When choosing a suitable pension scheme for corporate clients, one factor that advisers will want to look at is the overall governance of the propositions they are considering.
Governance involves keeping an eye on pension schemes to ensure they are run properly and are acting in the best interests of their members. This will involve everything from making investment decisions and keeping investment costs at a reasonable level, to making sure the scheme always has enough money to pay members their pensions at retirement.
The Pensions Regulator and the Financial Conduct Authority, which regulate workplace pensions, both recognise that good governance is key to getting a good outcome for pension scheme members. This is why there are rules around providers of workplace personal pension schemes having to set up Independent Governance Committees (IGCs) or employ another company to take care of their governance for them under a Governance Advisory Arrangement. Similarly, trustees of occupational defined contribution schemes must explain in their annual statements how they have met governance requirements.
These rules explain why all 21 propositions in our analysis have established an administrative committee to oversee governance. Workplace personal pension schemes need to have a committee and trustees of occupational DC schemes may find a committee makes it easier to meet and document their governance requirements.
However, it not enough to have a team looking at governance issues – independence is also a big factor. The FCA recognises this and requires that most members of an IGC and its chairman are independent of the provider. All the commercial pension providers (excluding Nest) in our findings have independent chairs to avoid potential conflicts of interest.
Within any type of committee there is a need for diversity among members. A range of different voices and opinions is most likely to give you a fuller picture, with healthy checks and balances. This goes some way in explaining why the vast majority of propositions consider external advisers’ views when making decisions about investment funds.
The only proposition which does not take on board external advisers’ views is Hargreaves Lansdown. However, this is in line with its business model of using the specialist investment expertise and resources it has in-house.
The majority of propositions go one step further in including external advisers in investment decisions. However, the fact that four propositions do not shows that it is possible to take on board what external commentators are saying about funds, asset classes and so on, but they don’t need to be involved in the decision making process.
Fewer providers invite external advisers to their governance committee meetings. As our graph shows, there is a fairly even split between those who do and those who do not – 11 and 10 propositions respectively.
One interesting observation is that although some providers consider external advisers’ views and involve them in making investment decisions, this does not necessarily mean the external advisers will attend governance meetings. Legal & General, Standard Life, Aviva My Money (Master Trust) and the Mercer Master Trust administered by Aviva do not include external advisers in governance meetings, but do consider their views and include them in investment decisions.

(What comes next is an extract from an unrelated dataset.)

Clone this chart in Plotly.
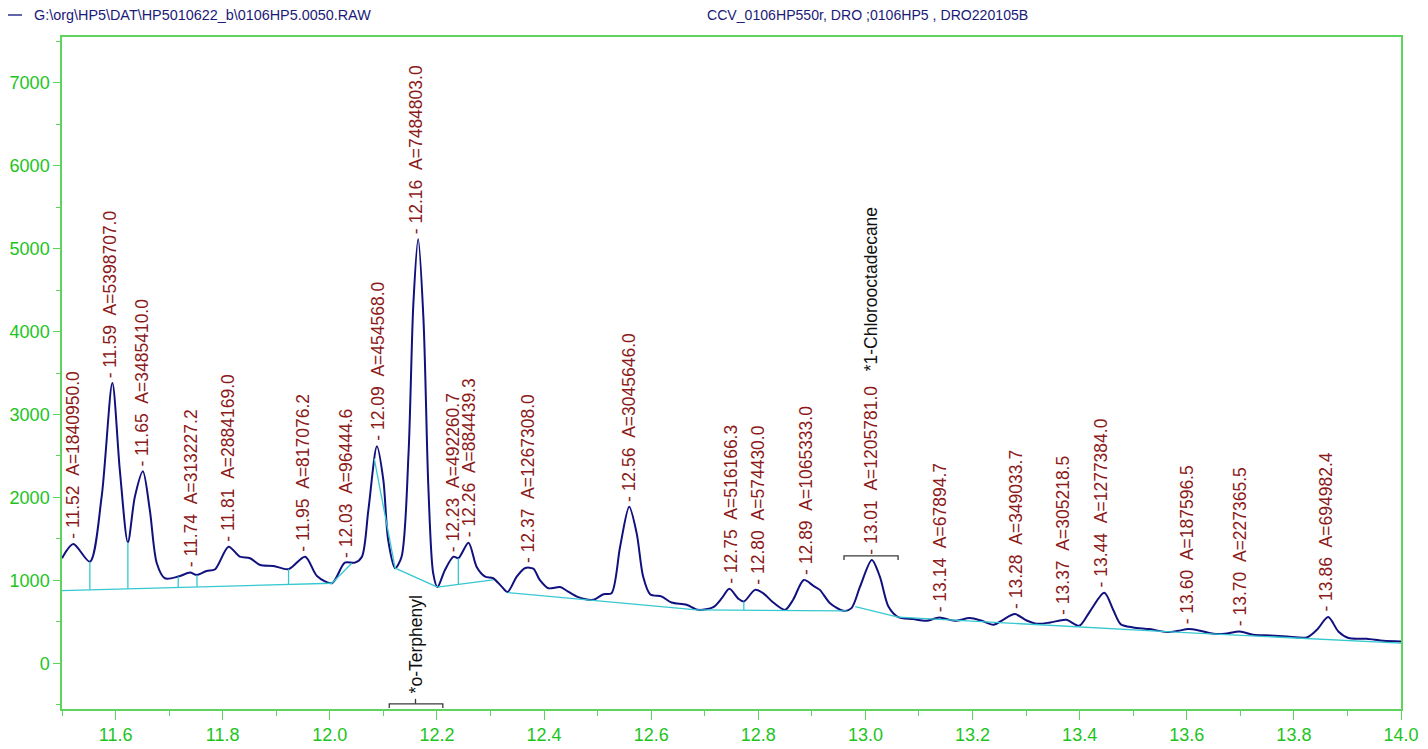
import plotly.graph_objects as go

# ---------------- data ----------------
time = [11.500, 11.521, 11.552, 11.574, 11.594, 11.608, 11.623, 11.636, 11.651, 11.664,
        11.677, 11.692, 11.717, 11.739, 11.752, 11.770, 11.786, 11.811, 11.832, 11.851,
        11.870, 11.895, 11.923, 11.954, 11.976, 12.004, 12.028, 12.047, 12.060, 12.072,
        12.088, 12.100, 12.109, 12.122, 12.134, 12.147, 12.156, 12.165, 12.175, 12.184,
        12.193, 12.201, 12.215, 12.231, 12.240, 12.259, 12.274, 12.290, 12.305, 12.321,
        12.332, 12.349, 12.365, 12.380, 12.392, 12.408, 12.430, 12.445, 12.464, 12.492,
        12.511, 12.526, 12.542, 12.559, 12.573, 12.585, 12.598, 12.620, 12.638, 12.666,
        12.688, 12.716, 12.732, 12.746, 12.763, 12.773, 12.794, 12.809, 12.828, 12.850,
        12.865, 12.885, 12.903, 12.915, 12.934, 12.959, 12.974, 12.990, 13.012, 13.027,
        13.043, 13.061, 13.089, 13.114, 13.138, 13.167, 13.195, 13.217, 13.239, 13.257,
        13.279, 13.301, 13.320, 13.345, 13.375, 13.399, 13.419, 13.446, 13.463, 13.477,
        13.500, 13.531, 13.563, 13.584, 13.603, 13.625, 13.650, 13.671, 13.699, 13.724,
        13.756, 13.787, 13.824, 13.843, 13.864, 13.883, 13.902, 13.936, 13.967, 14.000]

signal = [1267, 1439, 1226, 2007, 3378, 2328, 1459, 2007, 2316, 1847,
          1207, 1026, 1046, 1094, 1066, 1114, 1135, 1406, 1286, 1267,
          1186, 1174, 1135, 1286, 1054, 966, 1214, 1214, 1286, 1847,
          2617, 2208, 1487, 1147, 1286, 2529, 4332, 5113, 4131, 2128,
          1087, 918, 1126, 1286, 1267, 1454, 1166, 1046, 1026, 925,
          860, 1046, 1150, 1141, 1006, 906, 920, 865, 798, 766,
          834, 846, 1406, 1887, 1567, 1046, 834, 805, 733, 706,
          645, 678, 786, 898, 778, 745, 886, 846, 733, 645,
          766, 1006, 934, 886, 726, 633, 666, 925, 1246, 1046,
          685, 558, 534, 513, 553, 513, 546, 513, 465, 525,
          594, 517, 477, 493, 525, 453, 625, 850, 640, 470,
          433, 413, 377, 393, 413, 393, 357, 357, 385, 345,
          337, 325, 313, 405, 558, 385, 305, 297, 273, 265]

# integration baseline segments (start time, start level, end time, end level)
base_t0 = [11.500, 12.004, 12.083, 12.122, 12.201, 12.332, 12.685, 12.981, 13.061, 13.588]
base_y0 = [877, 966, 2469, 1147, 918, 853, 645, 685, 558, 373]
base_t1 = [12.004, 12.041, 12.122, 12.201, 12.305, 12.685, 12.965, 13.061, 13.588, 14.000]
base_y1 = [966, 1207, 1147, 918, 1006, 645, 633, 558, 373, 245]

# peak split (drop) lines
drop_t = [11.552, 11.623, 11.717, 11.752, 11.923, 12.240, 12.773, 13.320, 13.399]
drop_top = [1226, 1459, 1046, 1066, 1135, 1267, 745, 477, 453]
drop_bot = [886, 899, 915, 921, 952, 951, 641, 467, 439]

# peak labels
peak_t = [11.52, 11.59, 11.65, 11.74, 11.81, 11.95, 12.03, 12.09, 12.16, 12.23, 12.26, 12.37,
          12.56, 12.75, 12.80, 12.89, 13.01, 13.14, 13.28, 13.37, 13.44, 13.60, 13.70, 13.86]
peak_h = [1439, 3378, 2316, 1094, 1406, 1286, 1214, 2617, 5113, 1286, 1454, 1154,
          1887, 898, 886, 1006, 1246, 553, 594, 525, 850, 413, 385, 558]
peak_area = [1840950.0, 5398707.0, 3485410.0, 313227.2, 2884169.0, 817076.2, 96444.6,
             454568.0, 7484803.0, 492260.7, 884439.3, 1267308.0, 3045646.0, 516166.3,
             574430.0, 1065333.0, 1205781.0, 67894.7, 349033.7, 305218.5, 1277384.0,
             187596.5, 227365.5, 694982.4]

# identified compounds
comp_name = ["*o-Terphenyl", "*1-Chlorooctadecane"]
comp_t = [12.16, 13.01]
comp_left = [12.111, 12.960]
comp_right = [12.211, 13.061]
comp_level = [-488, 1295]

legend_file = "G:\\org\\HP5\\DAT\\HP5010622_b\\0106HP5.0050.RAW"
legend_info = "CCV_0106HP550r, DRO ;0106HP5 , DRO220105B"

x_ticks = [11.6, 11.8, 12.0, 12.2, 12.4, 12.6, 12.8, 13.0, 13.2, 13.4, 13.6, 13.8, 14.0]
y_ticks = [0, 1000, 2000, 3000, 4000, 5000, 6000, 7000]

# ---------------- styling ----------------
NAVY = "#10107e"
CYAN = "#35c8d0"
RED = "#8c1a1a"
GREEN_TXT = "#1cc41c"
GREEN_LINE = "#5ed45e"
FONT = "Liberation Sans, Arial, Helvetica, sans-serif"

fig = go.Figure()

fig.add_trace(go.Scatter(
    x=time, y=signal, mode="lines",
    line=dict(color=NAVY, width=2, shape="spline", smoothing=0.8),
    hoverinfo="skip", showlegend=False))

bx, by = [], []
for t0, y0, t1, y1 in zip(base_t0, base_y0, base_t1, base_y1):
    bx += [t0, t1, None]
    by += [y0, y1, None]
for t, a, b in zip(drop_t, drop_top, drop_bot):
    bx += [t, t, None]
    by += [a, b, None]
fig.add_trace(go.Scatter(x=bx, y=by, mode="lines",
                         line=dict(color=CYAN, width=1.3),
                         hoverinfo="skip", showlegend=False))

# compound brackets
kx, ky = [], []
for i, (l, r, lv) in enumerate(zip(comp_left, comp_right, comp_level)):
    d = 50
    kx += [l, l, r, r, None]
    ky += [lv - d, lv, lv, lv - d, None]
    if i == 0:
        kx += [comp_t[i], comp_t[i], None]
        ky += [lv, lv + 60, None]
fig.add_trace(go.Scatter(x=kx, y=ky, mode="lines",
                         line=dict(color="#3a3a3a", width=1.3),
                         hoverinfo="skip", showlegend=False))

sp = "\u00a0"
annotations = []
for t, h, a in zip(peak_t, peak_h, peak_area):
    txt = f"-{sp}{t:.2f}{sp}{sp}A={a:.1f}"
    if abs(t - comp_t[1]) < 1e-6:
        txt += f"{sp}{sp}{sp}<span style='color:#111111'>{comp_name[1]}</span>"
    annotations.append(dict(
        x=t, y=h, xref="x", yref="y", text=txt, textangle=-90,
        showarrow=False, xanchor="center", yanchor="bottom", yshift=3,
        font=dict(family=FONT, size=17.5, color=RED)))

annotations.append(dict(
    x=comp_t[0], y=comp_level[0] + 60, xref="x", yref="y", text=comp_name[0],
    textangle=-90, showarrow=False, xanchor="center", yanchor="bottom", yshift=3,
    font=dict(family=FONT, size=17.5, color="#111111")))

# header (legend)
annotations.append(dict(x=(32 - 62) / 1339, y=(709 - 15) / 672, xref="paper", yref="paper",
                        text=legend_file, showarrow=False, xanchor="left", yanchor="middle",
                        font=dict(family=FONT, size=14.4, color="#1a1a78")))
annotations.append(dict(x=(705 - 62) / 1339, y=(709 - 15) / 672, xref="paper", yref="paper",
                        text=legend_info, showarrow=False, xanchor="left", yanchor="middle",
                        font=dict(family=FONT, size=14.1, color="#1a1a78")))

shapes = [dict(type="line", xref="paper", yref="paper",
               x0=(8 - 62) / 1339, x1=(22 - 62) / 1339,
               y0=(709 - 15) / 672, y1=(709 - 15) / 672,
               line=dict(color=NAVY, width=1.3))]

fig.update_layout(
    template="none",
    width=1428, height=749,
    margin=dict(l=62, r=27, t=37, b=40, autoexpand=False),
    paper_bgcolor="white", plot_bgcolor="white",
    showlegend=False,
    annotations=annotations, shapes=shapes,
    xaxis=dict(range=[11.5, 14.0], tickvals=x_ticks, ticktext=[f"{v:.1f}" for v in x_ticks],
               automargin=False,
               ticks="outside", ticklen=9, tickwidth=1.3, tickcolor=GREEN_LINE,
               tickfont=dict(family=FONT, size=18, color=GREEN_TXT),
               ticklabeloverflow="allow",
               showline=True, linecolor=GREEN_LINE, linewidth=1.5, mirror=True,
               showgrid=False, zeroline=False,
               minor=dict(dtick=0.1, tick0=11.5, ticks="outside", ticklen=5,
                          tickcolor=GREEN_LINE, tickwidth=1.3, showgrid=False)),
    yaxis=dict(range=[-550, 7550], tickvals=y_ticks,
               automargin=False,
               ticks="outside", ticklen=7, tickwidth=1.3, tickcolor=GREEN_LINE,
               tickfont=dict(family=FONT, size=18, color=GREEN_TXT),
               showline=True, linecolor=GREEN_LINE, linewidth=1.5, mirror=True,
               showgrid=False, zeroline=False,
               minor=dict(dtick=500, tick0=0, ticks="outside", ticklen=4,
                          tickcolor=GREEN_LINE, tickwidth=1.3, showgrid=False)),
)

fig.write_html(
    "out.html",
    config={"displayModeBar": False},
    post_script=("document.documentElement.style.overflow='hidden';"
                 "document.body.style.margin='0';"
                 "document.body.style.overflow='hidden';"))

Monitoring the performance of funds in line with their objectives is something that all the governance committees do, but how often this happens varies between providers. For most propositions it is quarterly, but Hargreaves Lansdown and the three Scottish Widows propositions do it more often, on a monthly basis.
NEST however monitors the performance of funds against their objectives most frequently, on a weekly basis.
Most providers in our table monitor the underlying assets within their investments in line with their investment objectives, with Legal & General the only exception.
Similarly, the vast majority of providers regularly monitor changes such as mergers & acquisitions and analyse the effect these have on fund managers. It is probably worth noting that Salvus, the only exception, is an occupational DC scheme which has employed an investment adviser to advise its trustees, so its set-up will be different to many of the other offerings listed in the table
All 21 propositions also monitor volatility, tracking errors against the agreed benchmark, fund liquidity and charges. These are all things that feed into the process of acting the members’ interests and ensuring they get value for money.
Hargreaves Lansdown is the only provider not to monitor external research but as mentioned earlier, its business model is to keep all things investment related in-house and make use of its own resources in this area.